### Exercise task
Transcribe the data in full and exactly, omitting any pictures.

* START Material *

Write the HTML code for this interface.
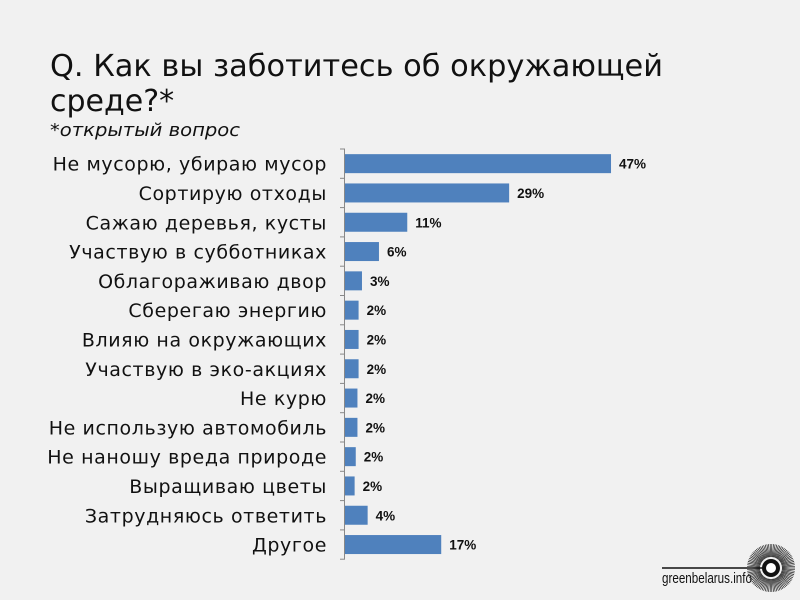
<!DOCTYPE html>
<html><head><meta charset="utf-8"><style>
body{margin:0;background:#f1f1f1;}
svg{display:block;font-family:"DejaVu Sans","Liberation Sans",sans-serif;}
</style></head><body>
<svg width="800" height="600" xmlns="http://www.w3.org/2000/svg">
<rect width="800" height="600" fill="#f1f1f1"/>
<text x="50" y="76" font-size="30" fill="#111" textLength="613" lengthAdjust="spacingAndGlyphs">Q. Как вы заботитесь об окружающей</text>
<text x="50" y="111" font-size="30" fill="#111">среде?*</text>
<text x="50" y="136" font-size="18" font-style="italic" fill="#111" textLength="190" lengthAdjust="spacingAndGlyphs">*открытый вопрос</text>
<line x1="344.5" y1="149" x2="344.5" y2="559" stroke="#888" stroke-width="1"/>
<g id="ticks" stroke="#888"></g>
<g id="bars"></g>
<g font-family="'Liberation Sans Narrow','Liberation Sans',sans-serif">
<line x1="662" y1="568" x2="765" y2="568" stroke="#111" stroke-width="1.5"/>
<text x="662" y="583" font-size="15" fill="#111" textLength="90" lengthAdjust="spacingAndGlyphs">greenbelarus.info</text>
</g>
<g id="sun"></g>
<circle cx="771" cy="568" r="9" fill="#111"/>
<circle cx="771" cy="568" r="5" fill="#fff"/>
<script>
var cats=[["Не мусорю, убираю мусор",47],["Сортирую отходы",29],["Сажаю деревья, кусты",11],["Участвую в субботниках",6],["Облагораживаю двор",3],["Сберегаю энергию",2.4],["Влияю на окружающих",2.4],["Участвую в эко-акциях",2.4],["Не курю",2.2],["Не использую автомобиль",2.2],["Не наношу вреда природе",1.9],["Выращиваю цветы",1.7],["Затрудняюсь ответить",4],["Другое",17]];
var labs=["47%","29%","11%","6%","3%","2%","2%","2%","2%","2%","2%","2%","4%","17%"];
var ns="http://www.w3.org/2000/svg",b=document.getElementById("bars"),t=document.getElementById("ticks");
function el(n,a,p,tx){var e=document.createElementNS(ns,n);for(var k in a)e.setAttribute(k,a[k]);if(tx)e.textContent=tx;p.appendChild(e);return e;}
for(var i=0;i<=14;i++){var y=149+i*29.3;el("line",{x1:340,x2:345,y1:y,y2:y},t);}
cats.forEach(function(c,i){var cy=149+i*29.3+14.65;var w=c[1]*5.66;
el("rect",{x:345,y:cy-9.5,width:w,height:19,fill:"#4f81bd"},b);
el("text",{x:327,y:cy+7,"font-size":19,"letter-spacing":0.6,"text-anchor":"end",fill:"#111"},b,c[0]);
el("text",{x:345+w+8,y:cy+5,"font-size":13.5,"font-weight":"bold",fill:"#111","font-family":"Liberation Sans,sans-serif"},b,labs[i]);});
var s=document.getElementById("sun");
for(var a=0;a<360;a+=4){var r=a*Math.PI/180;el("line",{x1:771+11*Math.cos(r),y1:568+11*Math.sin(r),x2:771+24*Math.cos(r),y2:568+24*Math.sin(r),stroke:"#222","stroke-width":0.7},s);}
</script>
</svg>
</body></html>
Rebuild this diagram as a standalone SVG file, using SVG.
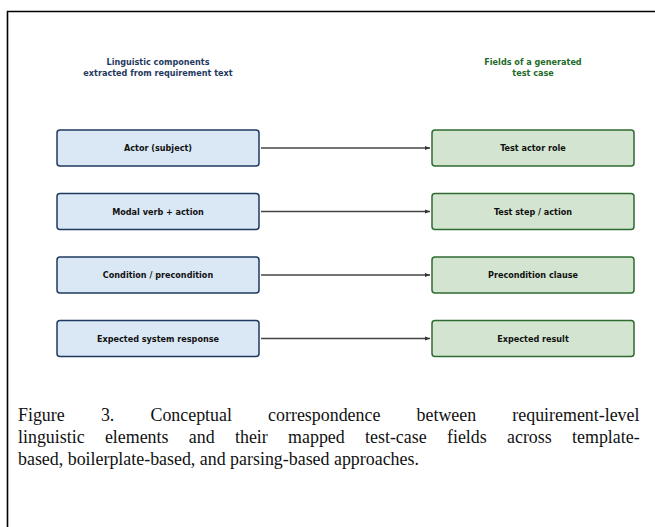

* END Material *

### Task solution
Write the HTML code for this interface.
<!DOCTYPE html>
<html><head><meta charset="utf-8"><style>
body{margin:0;background:#f1f1f1;}
svg{display:block;font-family:"DejaVu Sans","Liberation Sans",sans-serif;}
</style></head><body>
<svg width="800" height="600" xmlns="http://www.w3.org/2000/svg">
<rect width="800" height="600" fill="#f1f1f1"/>
<text x="50" y="76" font-size="30" fill="#111" textLength="613" lengthAdjust="spacingAndGlyphs">Q. Как вы заботитесь об окружающей</text>
<text x="50" y="111" font-size="30" fill="#111">среде?*</text>
<text x="50" y="136" font-size="18" font-style="italic" fill="#111" textLength="190" lengthAdjust="spacingAndGlyphs">*открытый вопрос</text>
<line x1="344.5" y1="149" x2="344.5" y2="559" stroke="#888" stroke-width="1"/>
<g id="ticks" stroke="#888"></g>
<g id="bars"></g>
<g font-family="'Liberation Sans Narrow','Liberation Sans',sans-serif">
<line x1="662" y1="568" x2="765" y2="568" stroke="#111" stroke-width="1.5"/>
<text x="662" y="583" font-size="15" fill="#111" textLength="90" lengthAdjust="spacingAndGlyphs">greenbelarus.info</text>
</g>
<g id="sun"></g>
<circle cx="771" cy="568" r="9" fill="#111"/>
<circle cx="771" cy="568" r="5" fill="#fff"/>
<script>
var cats=[["Не мусорю, убираю мусор",47],["Сортирую отходы",29],["Сажаю деревья, кусты",11],["Участвую в субботниках",6],["Облагораживаю двор",3],["Сберегаю энергию",2.4],["Влияю на окружающих",2.4],["Участвую в эко-акциях",2.4],["Не курю",2.2],["Не использую автомобиль",2.2],["Не наношу вреда природе",1.9],["Выращиваю цветы",1.7],["Затрудняюсь ответить",4],["Другое",17]];
var labs=["47%","29%","11%","6%","3%","2%","2%","2%","2%","2%","2%","2%","4%","17%"];
var ns="http://www.w3.org/2000/svg",b=document.getElementById("bars"),t=document.getElementById("ticks");
function el(n,a,p,tx){var e=document.createElementNS(ns,n);for(var k in a)e.setAttribute(k,a[k]);if(tx)e.textContent=tx;p.appendChild(e);return e;}
for(var i=0;i<=14;i++){var y=149+i*29.3;el("line",{x1:340,x2:345,y1:y,y2:y},t);}
cats.forEach(function(c,i){var cy=149+i*29.3+14.65;var w=c[1]*5.66;
el("rect",{x:345,y:cy-9.5,width:w,height:19,fill:"#4f81bd"},b);
el("text",{x:327,y:cy+7,"font-size":19,"letter-spacing":0.6,"text-anchor":"end",fill:"#111"},b,c[0]);
el("text",{x:345+w+8,y:cy+5,"font-size":13.5,"font-weight":"bold",fill:"#111","font-family":"Liberation Sans,sans-serif"},b,labs[i]);});
var s=document.getElementById("sun");
for(var a=0;a<360;a+=4){var r=a*Math.PI/180;el("line",{x1:771+11*Math.cos(r),y1:568+11*Math.sin(r),x2:771+24*Math.cos(r),y2:568+24*Math.sin(r),stroke:"#222","stroke-width":0.7},s);}
</script>
</svg>
</body></html>
Rebuild this diagram as a standalone SVG file, using SVG.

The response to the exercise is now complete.